> _Requirement_:
Reproduce the material below line by line, beginning with its first line and ending with the line that contains "9, 0, 0, 0, 0, 0, 0]"; leave out pictures.

> _Collected data_:
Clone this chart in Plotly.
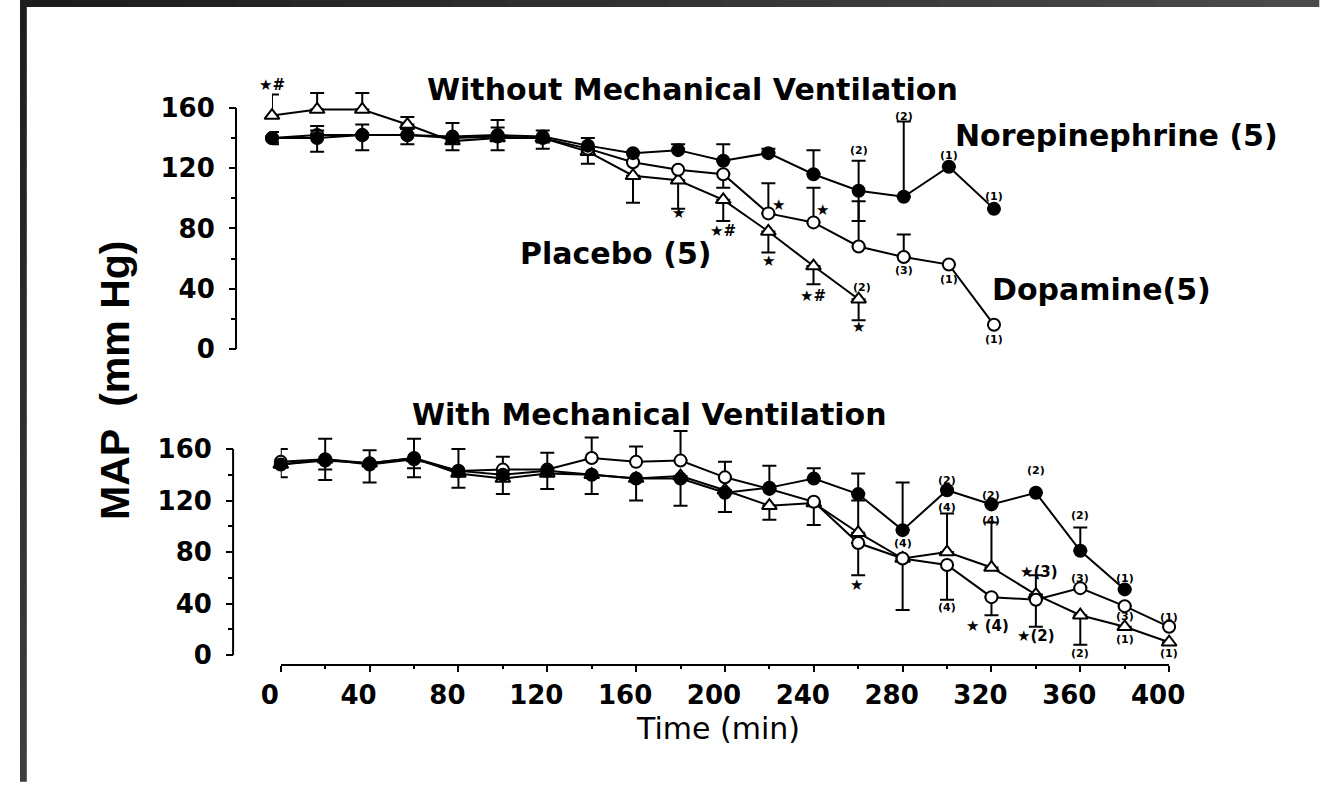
import plotly.graph_objects as go

# ---------------- data ----------------
t_top = [0, 20, 40, 60, 80, 100, 120, 140, 160, 180, 200, 220, 240, 260, 280, 300, 320]
ne_top = [140, 140, 142, 142, 141, 142, 141, 135, 130, 132, 125, 130, 116, 105, 101, 121, 93]
ne_top_plus = [4, 5, 7, 4, 9, 5, 4, 5, 0, 4, 11, 3, 16, 20, 50, 0, 0]
ne_top_minus = [4, 9, 10, 6, 4, 4, 4, 0, 0, 0, 0, 0, 0, 20, 0, 0, 0]

da_top = [140, 142, 142, 142, 140, 141, 140, 133, 124, 119, 116, 90, 84, 68, 61, 56, 16]
da_top_plus = [0, 6, 0, 4, 0, 11, 0, 0, 0, 0, 0, 20, 23, 30, 15, 0, 0]
da_top_minus = [3, 0, 0, 0, 0, 0, 0, 0, 0, 0, 9, 0, 0, 0, 0, 0, 0]

t_top_pl = [0, 20, 40, 60, 80, 100, 120, 140, 160, 180, 200, 220, 240, 260]
pl_top = [155, 159, 159, 149, 138, 140, 140, 131, 115, 112, 99, 78, 55, 33]
pl_top_plus = [14, 11, 11, 5, 0, 0, 0, 0, 0, 0, 0, 0, 0, 0]
pl_top_minus = [0, 0, 0, 0, 6, 8, 7, 8, 18, 19, 14, 14, 12, 14]

t_bot = [0, 20, 40, 60, 80, 100, 120, 140, 160, 180, 200, 220, 240, 260, 280, 300, 320, 340, 360, 380, 400]
t_bot_ne = t_bot[:-1]
ne_bot = [148, 151, 149, 153, 143, 140, 143, 140, 137, 137, 126, 130, 137, 125, 97, 128, 117, 126, 81, 51]
ne_bot_plus = [0, 0, 0, 0, 0, 0, 0, 0, 0, 0, 0, 17, 8, 16, 37, 0, 0, 0, 18, 0]
ne_bot_minus = [10, 15, 15, 15, 13, 0, 0, 0, 0, 0, 15, 0, 0, 0, 0, 0, 0, 0, 0, 0]

da_bot = [150, 152, 148, 152, 143, 144, 144, 153, 150, 151, 138, 129, 119, 87, 75, 70, 45, 43, 52, 38, 22]
da_bot_plus = [10, 16, 11, 16, 17, 10, 13, 16, 12, 23, 12, 0, 0, 0, 0, 0, 0, 0, 0, 0, 0]
da_bot_minus = [0, 0, 0, 0, 0, 0, 0, 0, 0, 0, 0, 0, 0, 25, 40, 27, 14, 21, 0, 0, 0]

pl_bot = [148, 152, 149, 153, 141, 137, 141, 140, 137, 139, 128, 116, 118, 95, 75, 80, 68, 47, 31, 22, 10]
pl_bot_plus = [0, 0, 0, 0, 0, 0, 0, 0, 0, 0, 0, 0, 0, 25, 0, 30, 35, 15, 0, 0, 0]
pl_bot_minus = [0, 8, 0, 8, 0, 12, 12, 15, 17, 23, 0, 11, 17, 0, 0, 0, 0, 0, 23, 0, 0]

y_ticks = [0, 40, 80, 120, 160]
y_minor = [20, 60, 100, 140]
x_ticks = [0, 40, 80, 120, 160, 200, 240, 280, 320, 360, 400]
x_minor = [20, 60, 100, 140, 180, 220, 260, 300, 340, 380]

group_names = {"ne": "Norepinephrine (5)", "da": "Dopamine(5)", "pl": "Placebo (5)"}
panel_titles = ["Without Mechanical Ventilation", "With Mechanical Ventilation"]
y_title = "MAP  (mm Hg)"
x_title = "Time (min)"

# annotations: (panel, series, time, text, xshift, yshift)
notes = [
    ("top", "pl", 0, "★#", 0, 31),
    ("top", "pl", 180, "★", 0, -33),
    ("top", "pl", 200, "★#", 0, -31),
    ("top", "da", 220, "★", 10, 8),
    ("top", "pl", 220, "★", 0, -30),
    ("top", "da", 240, "★", 9, 12),
    ("top", "pl", 240, "★#", 0, -30),
    ("top", "pl", 260, "(2)", 3, 12),
    ("top", "pl", 260, "★", 0, -28),
    ("top", "ne", 260, "(2)", 0, 40),
    ("top", "ne", 280, "(2)", 0, 80),
    ("top", "da", 280, "(3)", 0, -13),
    ("top", "ne", 300, "(1)", 0, 11),
    ("top", "da", 300, "(1)", 0, -15),
    ("top", "ne", 320, "(1)", 0, 12),
    ("top", "da", 320, "(1)", 0, -15),
    ("bot", "da", 260, "★", -2, -42),
    ("bot", "ne", 280, "(4)", 0, -13),
    ("bot", "ne", 300, "(2)", 0, 10),
    ("bot", "pl", 300, "(4)", 0, 45),
    ("bot", "da", 300, "(4)", 0, -43),
    ("bot", "ne", 320, "(2)", 0, 9),
    ("bot", "pl", 320, "(4)", 0, 47),
    ("bot", "da", 320, "★ (4)", -4, -29),
    ("bot", "ne", 340, "(2)", 0, 22),
    ("bot", "pl", 340, "★(3)", 3, 23),
    ("bot", "da", 340, "★(2)", 0, -36),
    ("bot", "ne", 360, "(2)", 0, 35),
    ("bot", "da", 360, "(3)", 0, 10),
    ("bot", "pl", 360, "(2)", 0, -38),
    ("bot", "ne", 380, "(1)", 0, 11),
    ("bot", "da", 380, "(3)", 0, -10),
    ("bot", "pl", 380, "(1)", 0, -13),
    ("bot", "da", 400, "(1)", 0, 9),
    ("bot", "pl", 400, "(1)", 0, -11),
]

# ---------------- layout geometry (pixels) ----------------
W, H = 1334, 788


def px(x):
    return x / W


def py(y):
    return 1 - y / H


BOLD = "DejaVu Sans"

fig = go.Figure()


def add_series(x, y, plus, minus, symbol, fill, xa, ya, size):
    fig.add_trace(go.Scatter(
        x=x, y=y, mode="lines+markers", xaxis=xa, yaxis=ya,
        line=dict(color="black", width=2),
        marker=dict(symbol=symbol, size=size, color=fill,
                    line=dict(color="black", width=2)),
        error_y=dict(type="data", symmetric=False, array=plus, arrayminus=minus,
                     color="black", thickness=2, width=7),
        cliponaxis=False, showlegend=False, hoverinfo="x+y"))


# top panel
add_series(t_top_pl, pl_top, pl_top_plus, pl_top_minus, "triangle-up", "white", "x2", "y2", 13)
add_series(t_top, da_top, da_top_plus, da_top_minus, "circle", "white", "x2", "y2", 12)
add_series(t_top, ne_top, ne_top_plus, ne_top_minus, "circle", "black", "x2", "y2", 12)
# bottom panel
add_series(t_bot, pl_bot, pl_bot_plus, pl_bot_minus, "triangle-up", "white", "x", "y", 13)
add_series(t_bot, da_bot, da_bot_plus, da_bot_minus, "circle", "white", "x", "y", 12)
add_series(t_bot_ne, ne_bot, ne_bot_plus, ne_bot_minus, "circle", "black", "x", "y", 12)

tickfont = dict(family=BOLD, size=26, color="black", weight="bold")

# bottom y: 0 at 661 px, 1.3 px per unit; x axis line at 670
ybot_scale = 1.3
ybot_zero = 661
ybot_dom = (670, 400)
# top y: 0 at 352 px, 1.519 px per unit
ytop_scale = 1.519
ytop_zero = 352
ytop_dom = (360, 60)

common_y = dict(showline=False, showgrid=False, zeroline=False, ticks="outside",
                ticklen=7, tickwidth=2, tickcolor="black", tickmode="array",
                tickvals=y_ticks, tickfont=tickfont, ticklabelstandoff=9,
                minor=dict(tickmode="array", tickvals=y_minor, ticks="outside",
                           ticklen=5, tickwidth=1.5, tickcolor="black"))

fig.update_layout(
    width=W, height=H, autosize=False,
    margin=dict(l=0, r=0, t=0, b=0, pad=0),
    paper_bgcolor="white", plot_bgcolor="rgba(0,0,0,0)",
    xaxis=dict(domain=[px(268), px(1181)], range=[0, 400], anchor="y",
               showline=True, linecolor="black", linewidth=2, showgrid=False,
               zeroline=False, ticks="outside", ticklen=6, tickwidth=2,
               tickcolor="black", tickmode="array", tickvals=x_ticks,
               tickfont=tickfont, ticklabelshift=-11, ticklabelstandoff=1,
               minor=dict(tickmode="array", tickvals=x_minor, ticks="outside",
                          ticklen=3, tickwidth=1.5, tickcolor="black")),
    yaxis=dict(domain=[py(ybot_dom[0]), py(ybot_dom[1])],
               range=[(ybot_zero - ybot_dom[0]) / ybot_scale, (ybot_zero - ybot_dom[1]) / ybot_scale],
               anchor="free", position=px(219), **common_y),
    xaxis2=dict(domain=[px(259), px(1001)], range=[0, 320], anchor="y2", visible=False),
    yaxis2=dict(domain=[py(ytop_dom[0]), py(ytop_dom[1])],
                range=[(ytop_zero - ytop_dom[0]) / ytop_scale, (ytop_zero - ytop_dom[1]) / ytop_scale],
                anchor="free", position=px(222), **common_y),
)

shapes = []
# y axis lines from 0 to 160 only
shapes.append(dict(type="line", xref="paper", yref="y", x0=px(219), x1=px(219),
                   y0=y_ticks[0], y1=y_ticks[-1], line=dict(color="black", width=2)))
shapes.append(dict(type="line", xref="paper", yref="y2", x0=px(222), x1=px(222),
                   y0=y_ticks[0], y1=y_ticks[-1], line=dict(color="black", width=2)))
# dark scan border (gradient) top and left
N = 24
for i in range(N):
    c = int(28 + (75 - 28) * i / (N - 1))
    shapes.append(dict(type="rect", xref="paper", yref="paper",
                       x0=i / N, x1=(i + 1) / N + 0.001, y0=py(7), y1=1,
                       fillcolor=f"rgb({c},{c},{c})", line=dict(width=0), layer="above"))
for i in range(N):
    c = int(30 + (62 - 30) * i / (N - 1))
    shapes.append(dict(type="rect", xref="paper", yref="paper",
                       x0=0, x1=px(7), y0=1 - (i + 1) / N - 0.001, y1=1 - i / N,
                       fillcolor=f"rgb({c},{c},{c})", line=dict(width=0), layer="above"))
fig.update_layout(shapes=shapes)

ann = []
big = dict(family=BOLD, size=30, color="black", weight="bold")
ann.append(dict(text=panel_titles[0], x=px(691), y=py(90), xref="paper", yref="paper",
                showarrow=False, font=big, xanchor="center", yanchor="middle"))
ann.append(dict(text=panel_titles[1], x=px(647), y=py(418), xref="paper", yref="paper",
                showarrow=False, font=big, xanchor="center", yanchor="middle"))
ann.append(dict(text=group_names["ne"], x=px(1127), y=py(137), xref="paper", yref="paper",
                showarrow=False, font=big, xanchor="center", yanchor="middle"))
ann.append(dict(text=group_names["da"], x=px(1112), y=py(292), xref="paper", yref="paper",
                showarrow=False, font=big, xanchor="center", yanchor="middle"))
ann.append(dict(text=group_names["pl"], x=px(612), y=py(256), xref="paper", yref="paper",
                showarrow=False, font=big, xanchor="center", yanchor="middle"))
ann.append(dict(text=y_title, x=px(97), y=py(384), xref="paper", yref="paper", textangle=-90,
                showarrow=False, xanchor="center", yanchor="middle",
                font=dict(family="Liberation Sans, Arial", size=41,
                          color="black", weight="bold")))
ann.append(dict(text=x_title, x=px(717), y=py(735), xref="paper", yref="paper",
                showarrow=False, xanchor="center", yanchor="middle",
                font=dict(family="DejaVu Sans", size=30, color="black")))

series = {
    "top": {"ne": (t_top, ne_top), "da": (t_top, da_top), "pl": (t_top_pl, pl_top)},
    "bot": {"ne": (t_bot_ne, ne_bot), "da": (t_bot, da_bot), "pl": (t_bot, pl_bot)},
}
for panel, key, t, text, dx, dy in notes:
    ts, vs = series[panel][key]
    v = vs[ts.index(t)]
    star = "★" in text
    ann.append(dict(text=text, x=t, y=v,
                    xref="x2" if panel == "top" else "x",
                    yref="y2" if panel == "top" else "y",
                    xshift=dx, yshift=dy, showarrow=False,
                    xanchor="center", yanchor="middle",
                    font=dict(family=BOLD, size=15 if star else 11, color="black",
                              weight="bold")))
fig.update_layout(annotations=ann)

fig.write_html("out.html")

> _Written solution_:
Clone this chart in Plotly.
import plotly.graph_objects as go

# ---------------- data ----------------
t_top = [0, 20, 40, 60, 80, 100, 120, 140, 160, 180, 200, 220, 240, 260, 280, 300, 320]
ne_top = [140, 140, 142, 142, 141, 142, 141, 135, 130, 132, 125, 130, 116, 105, 101, 121, 93]
ne_top_plus = [4, 5, 7, 4, 9, 5, 4, 5, 0, 4, 11, 3, 16, 20, 50, 0, 0]
ne_top_minus = [4, 9, 10, 6, 4, 4, 4, 0, 0, 0, 0, 0, 0, 20, 0, 0, 0]

da_top = [140, 142, 142, 142, 140, 141, 140, 133, 124, 119, 116, 90, 84, 68, 61, 56, 16]
da_top_plus = [0, 6, 0, 4, 0, 11, 0, 0, 0, 0, 0, 20, 23, 30, 15, 0, 0]
da_top_minus = [3, 0, 0, 0, 0, 0, 0, 0, 0, 0, 9, 0, 0, 0, 0, 0, 0]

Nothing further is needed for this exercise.